Kempen Theaterfieber: „Türen zu neuen Räumen aufstoßen“

Schüler der Erich Kästner Realschule haben für ein Musical geprobt, das am kommenden Wochenende aufgeführt wird.

Foto: Kurt Lübke

Kempen. Das Mikrofon von Julian ist unauffindbar. Gerade jetzt, während der ersten Szenenprobe des Tages, kann der „tote Soldat“ seinen Text nur unverstärkt zum Besten geben. Wenig später jedoch ist das gute Stück wieder aufgetaucht — und es geht weiter.

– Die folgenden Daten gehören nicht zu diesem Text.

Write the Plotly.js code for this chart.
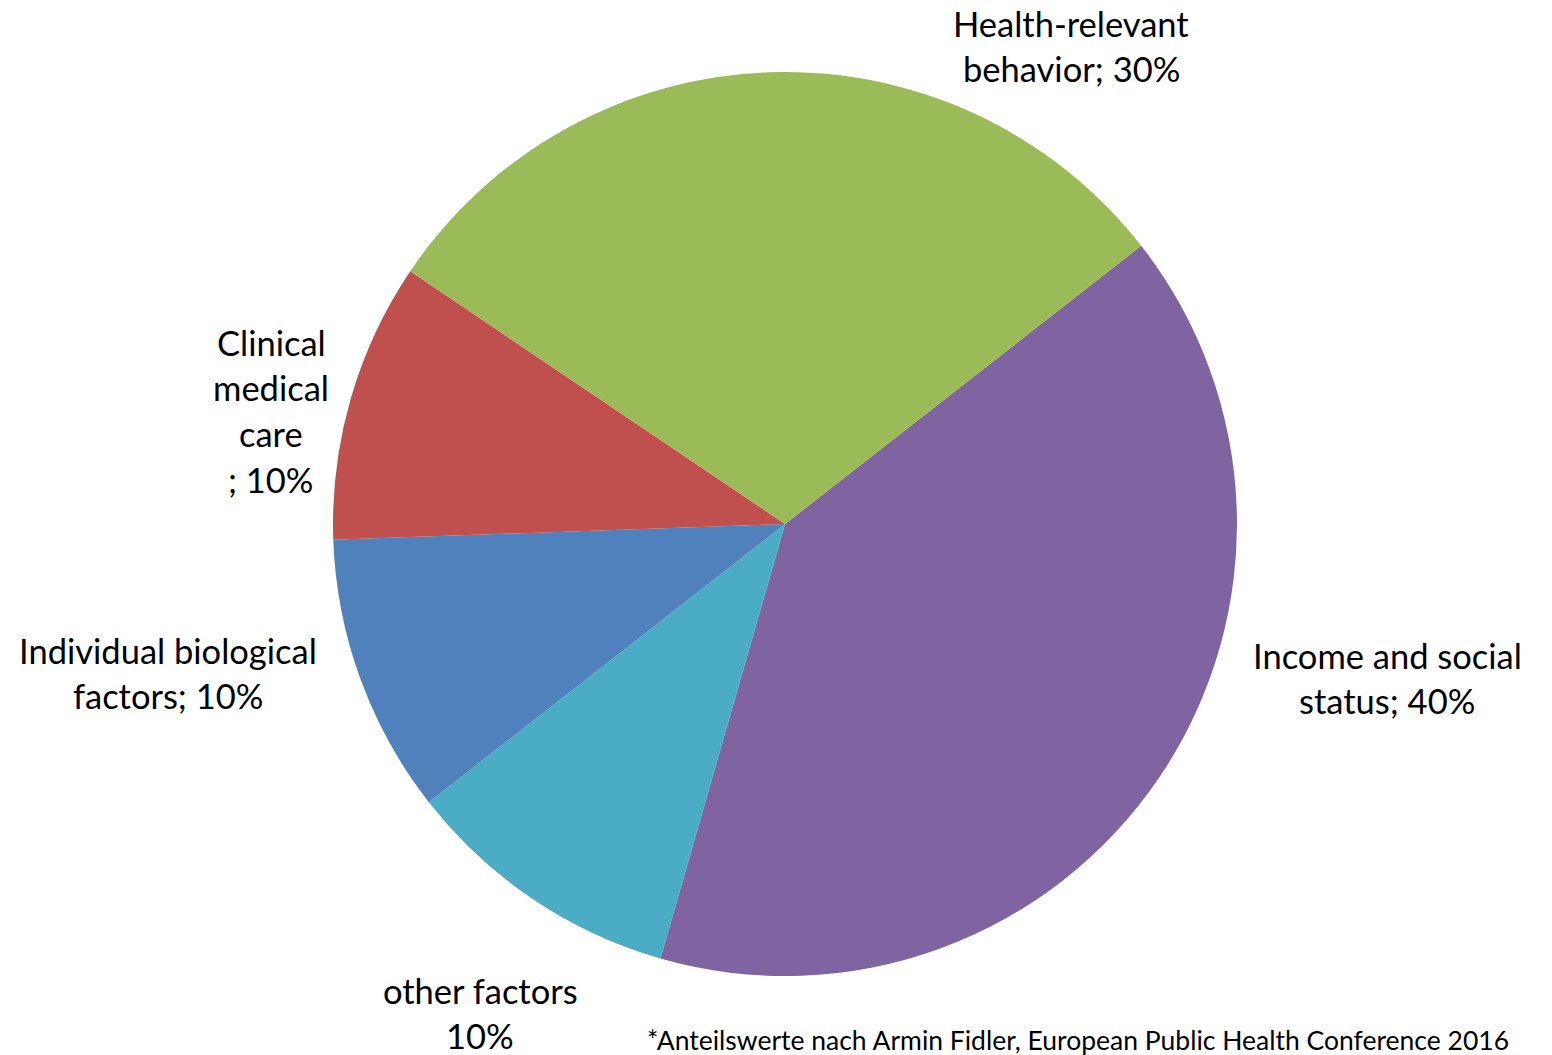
<!DOCTYPE html>
<html>
<head>
<meta charset="utf-8">
<script src="https://cdn.plot.ly/plotly-3.0.1.min.js"></script>
<style>html,body{margin:0;padding:0;background:#fff;}#chart{width:1552px;height:1055px;}</style>
</head>
<body>
<div id="chart"></div>
<script>
// ---- data ----
const categories = ['Income and social status', 'other factors', 'Individual biological factors', 'Clinical medical care', 'Health-relevant behavior'];
const shares = [40, 10, 10, 10, 30];
const sliceColors = ['#8064A2', '#4BACC6', '#4F81BD', '#C0504D', '#9BBB59'];
// label line breaks (text of category split into displayed lines) and separator before the value
const labelLines = [
  ['Income and social', 'status'],
  ['other factors', ''],
  ['Individual biological', 'factors'],
  ['Clinical', 'medical', 'care', ''],
  ['Health-relevant', 'behavior']
];
const valueSeparators = ['; ', '', '; ', '; ', '; '];
const footnote = '*Anteilswerte nach Armin Fidler, European Public Health Conference 2016';

// ---- layout (pixel positions of label blocks: center x, first-line center y) ----
const W = 1552, H = 1055;
const labelPos = [[1387, 655], [480, 990], [168, 650], [271, 342], [1071, 23]];
const lineGap = 45.7;
const cx = 785, cy = 524, R = 452;
const fontFam = 'Lato, "Open Sans", sans-serif';

const annotations = [];
labelLines.forEach((lines, i) => {
  const out = lines.slice();
  out[out.length - 1] = out[out.length - 1] + valueSeparators[i] + shares[i] + '%';
  out.forEach((t, j) => {
    annotations.push({
      text: t, showarrow: false, xref: 'paper', yref: 'paper',
      x: labelPos[i][0] / W, y: 1 - (labelPos[i][1] + j * lineGap) / H,
      xanchor: 'center', yanchor: 'middle',
      font: {family: fontFam, size: 34.5, color: '#000'}
    });
  });
});
annotations.push({
  text: footnote, showarrow: false, xref: 'paper', yref: 'paper',
  x: 1078 / W, y: 1 - 1040 / H, xanchor: 'center', yanchor: 'middle',
  font: {family: fontFam, size: 26.5, color: '#000'}
});

const trace = {
  type: 'pie',
  labels: categories,
  values: shares,
  sort: false,
  direction: 'clockwise',
  rotation: 52,
  marker: {colors: sliceColors, line: {width: 0}},
  textinfo: 'none',
  hoverinfo: 'label+percent',
  showlegend: false,
  domain: {x: [(cx - R) / W, (cx + R) / W], y: [1 - (cy + R) / H, 1 - (cy - R) / H]}
};

Plotly.newPlot('chart', [trace], {
  width: W, height: H,
  margin: {l: 0, r: 0, t: 0, b: 0},
  paper_bgcolor: '#fff',
  showlegend: false,
  annotations: annotations
}, {displayModeBar: false, staticPlot: true});
</script>
</body>
</html>
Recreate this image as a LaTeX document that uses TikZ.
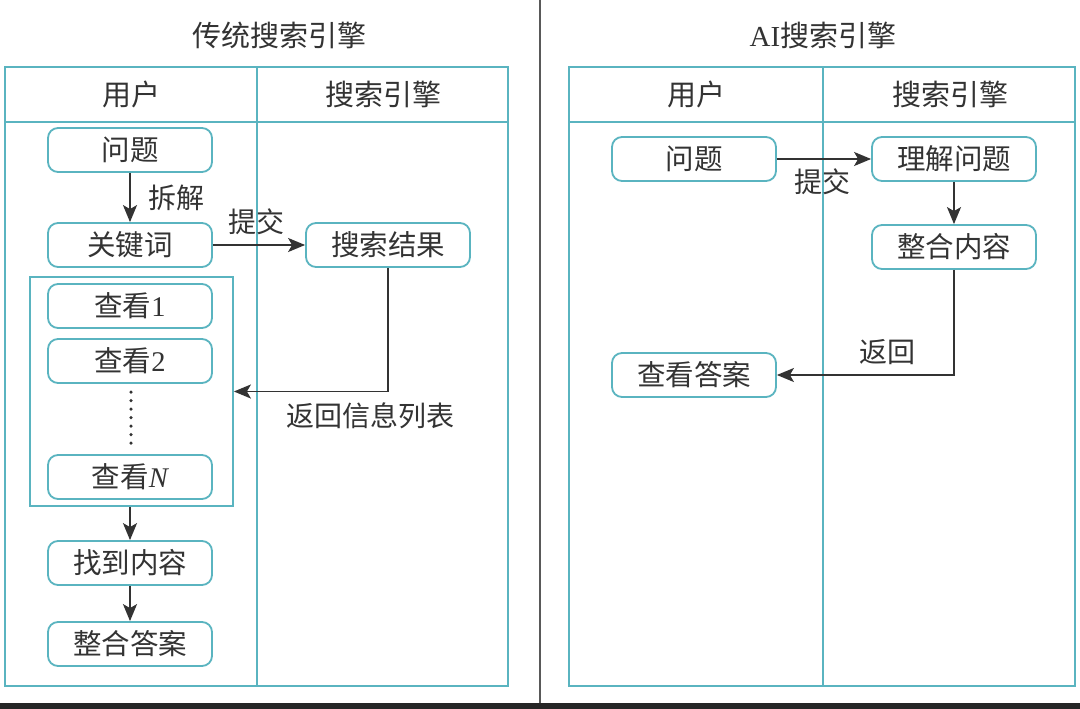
\documentclass[tikz,border=0pt]{standalone}
\usepackage{fontspec}
\setmainfont{Noto Sans CJK SC}
\newfontfamily\lat{Liberation Serif}
\usetikzlibrary{arrows.meta}
\definecolor{tealc}{HTML}{5AB4C0}
\definecolor{txt}{HTML}{333333}
\definecolor{dk}{HTML}{333333}
\begin{document}
\begin{tikzpicture}[x=1pt,y=-1pt,
  frame/.style={draw=tealc, line width=2pt},
  box/.style={draw=tealc, line width=1.8pt, rounded corners=10pt, minimum width=164pt, minimum height=44pt, inner sep=0pt, font=\fontsize{28.5}{30}\selectfont, text=txt},
  grpbox/.style={draw=tealc, line width=1.8pt, inner sep=0pt},
  arr/.style={draw=dk, line width=1.8pt, -{Stealth[length=17pt,width=14pt,inset=4pt]}},
  lbl/.style={font=\fontsize{28}{30}\selectfont, text=txt, inner sep=0pt},
  ttl/.style={font=\fontsize{29}{32}\selectfont, text=txt, inner sep=0pt}]
\useasboundingbox (0,0) rectangle (1080,709);
\fill[white] (0,0) rectangle (1080,709);
% separators
\draw[draw=black!65, line width=1.5pt] (540,0) -- (540,703);
\fill[black!85] (0,703) rectangle (1080,709);
% titles
\node[ttl] (t1) at (279,35) {传统搜索引擎};
\node[ttl] (t2) at (823,35) {{\lat AI}搜索引擎};
% left frame
\draw[frame] (5,67) rectangle (508,686);
\draw[frame] (5,122) -- (508,122);
\draw[frame] (257,67) -- (257,686);
\node[ttl] (h1) at (131,94) {用户};
\node[ttl] (h2) at (383,94) {搜索引擎};
% right frame
\draw[frame] (569,67) rectangle (1075,686);
\draw[frame] (569,122) -- (1075,122);
\draw[frame] (823,67) -- (823,686);
\node[ttl] (h3) at (696,94) {用户};
\node[ttl] (h4) at (950,94) {搜索引擎};
% left nodes
\node[box] (q) at (130,150) {问题};
\node[box] (kw) at (130,245) {关键词};
\node[grpbox, minimum width=203pt, minimum height=229pt] (grp) at (131.5,391.5) {};
\node[box] (v1) at (130,306) {查看{\lat 1}};
\node[box] (v2) at (130,361) {查看{\lat 2}};
\node[box] (vn) at (130,477) {查看{\lat\itshape N}};
\node[box] (fd) at (130,563) {找到内容};
\node[box] (zd) at (130,644) {整合答案};
\node[box] (sr) at (388,245) {搜索结果};
\draw[dk, line width=3.5pt, line cap=round, dash pattern=on 0pt off 8.5pt] (131,392) -- (131,444);
\draw[arr] (q) -- (kw);
\node[lbl] (l1) at (176,198) {拆解};
\draw[arr] (kw) -- (sr);
\node[lbl] (l2) at (256,222) {提交};
\draw[arr] (sr.south) |- (grp.east);
\node[lbl] (l3) at (370,416) {返回信息列表};
\draw[arr] (grp.south -| fd.north) -- (fd);
\draw[arr] (fd) -- (zd);
% right nodes
\node[box] (q2) at (694,159) {问题};
\node[box] (lj) at (954,159) {理解问题};
\node[box] (zh) at (954,247) {整合内容};
\node[box] (ans) at (694,375) {查看答案};
\draw[arr] (q2) -- (lj);
\node[lbl] (l4) at (822,182) {提交};
\draw[arr] (lj) -- (zh);
\draw[arr] (zh.south) |- (ans.east);
\node[lbl] (l5) at (887,352) {返回};
\end{tikzpicture}
\end{document}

Hinter sieben Schülerinnen und ihrem Klassenkameraden Julian Sczyrba von der Erich Kästner Realschule liegt ein hartes Probe-Wochenende. Die Vorbereitung zum Schülermusical „Und eh der Spaß vorüber … Schauerballaden“ soll sich auszahlen: Es wird am kommenden Wochenende aufgeführt.

Von Anbeginn dabei ist Musiklehrerin Sonja Kandels: „Im vergangenen Jahr haben sich dieselben Schüler im Musical Handy-Cap mit Mediennutzung beschäftigt. Insgesamt ist das nun mein viertes Musicalprojekt seit 2013.“ Sie hat die musikalische Leitung, ihr zur Seite steht Schauspielerin Susanne Stangl als Regisseurin und schauspielerische Leiterin. Die gebürtige Krefelderin ist Profi durch und durch, gibt den Schülern klare Anweisungen, legt letzte Hand an die Szenen.

„Was würdest Du heute tun, ginge morgen die Welt unter?“, fragte Kandels zu Schuljahresbeginn einleitend. Die Antworten der Schüler wurden zu Songs, Texten und Szenen, ihre Fantasie bildet die Grundlage des Projekts des „Wahlpflichtfachs Musiktheater“ im Rahmen des Landesprogramms NRW „Kultur & Schule“. Kandels vertonte die Goethe-Ballade „Der Fischer“, hinzu kamen Texte von Morgenstern, Wilhelm Busch, Ricarda Huch und Rammstein. Das Ergebnis kann sich, so viel sei an dieser Stelle verraten, mehr als sehen und hören lassen.

Eine der Zehntklässler ist Lea Schmitz. Die 15-Jährige hat wie auch die anderen „Zombies“ ein totentanz-gerecht geschminktes Gesicht und, als einzige, ein Brautkleid an. „Am letzten irdischen Tag würde ich heiraten“, sagt sie, „die Zeremonie stelle ich mir so schön vor.“ Doch Kandels dämpft die Euphorie: „Eigentlich muss die Braut noch gruseliger aussehen!“ Die Schüler quittieren das mit glucksendem Lachen.

Seit 2011 begleitet Susanne Stangl solche Schülerprojekte. Besondere Freude bereitet ihr dabei „das Vermitteln von Theaterfieber“. Sie sagt: „Theater ist, wie Türen zu neuen Räumen aufstoßen und diese entdecken.“ Die notwendige Mischung aus Chaos und Disziplin mache auf diese Weise nur die Kunst möglich, was durchaus eine Lektion fürs Leben sei, so Stangl weiter.

Der Elan der Akteure jedenfalls ist spür- und erlebbar. Dazu trägt nicht zuletzt Conferencier Tina Senftleben bei, die das Publikum durch „das magische Fest“ führt und „den Vorhang vom Diesseits zum Jenseits“ lüftet, so dass „Tote und Götter auf der Erde weilen“. Immerhin: Ein Hauch klassisches Theater durchweht das jugendliche Spiel, das fantasie- und liebevoller kaum gestaltet sein könnte.